When calculating your casualty and loss deduction, you have to subtract the first $100 of the amount you're claiming in losses. Then, you have the subtract 10% of your adjusted gross income from that amount to find what you're actually allowed to claim.

Additional relief

Victims of the recent hurricanes and wildfires are also eligible for the following:

  • Fee waivers and expedited requests for copies of previously filed federal tax returns, so you can replace paperwork lost in the disaster.

  • Access to loans and hardship withdrawals from 401(k)s and similar employer-sponsored retirement plans for victims and family members as a source of financial aid. Note: Access means access. You still have to pay taxes applicable to the withdrawal or loan.

  • Extended filing deadlines and waived late-deposit penalties for federal payroll and excise taxes normally due during the first 15 days of the disaster period.

Who qualifies?

Individuals with a principal residence in a federally declared disaster area are eligible for aid. You can see if your area is/was one on the FEMA website.

Casualty losses are deductible in the year the disaster occurred, but you also can add them to your prior year tax return to get immediate relief.
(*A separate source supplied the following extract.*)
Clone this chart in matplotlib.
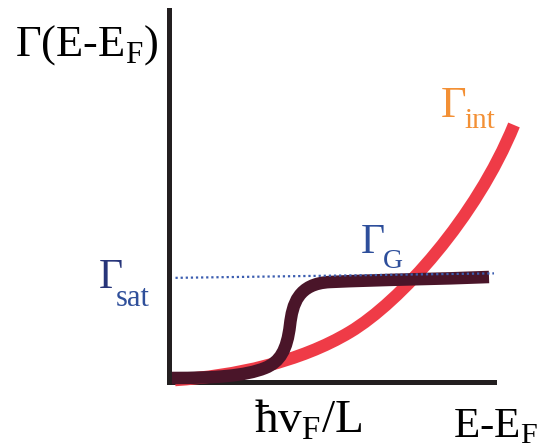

Keep in mind, tax relief can vary by disaster, so it's important to consult a tax accountant if you're unsure what you are eligible for.

Tax deductions reduce your taxable income and help lower your tax bill. (Not dollar for dollar, like a tax credit would, but every little bit can help.) You can learn more about filing taxes in 2018 here.

Review your homeowners or renters policy

New limits to the casualty loss deduction (i.e., you must live in a federally declared disaster area) underscore the importance of having the right homeowners or renters insurance since you won't need a tax break if your policy covers most losses. Review your policy so you know what it does — or doesn't — cover. A few things to consider:

  1. What events are covered? Damages caused by most of the big natural disasters — flooding, earthquakes, tornadoes, hurricanes and even sinkholes — aren’t covered by traditional renters or homeowners policies. If you live in area prone to these events, you should consider buying additional, separate coverage.

  2. Do you have an actual cash value policy or a replacement cost policy? An actual cash value policy replaces possessions at their depreciated value, while a replacement cost policy will replace the possession at what it costs today. Replacement cost policies provide more coverage and are, therefore, more expensive than actual cash value policies.

  3. What are your coverage limits? Consider the total amount of coverage and individual coverage limits. Most policies limit how much you can claim on items of high value, like electronics or jewelry.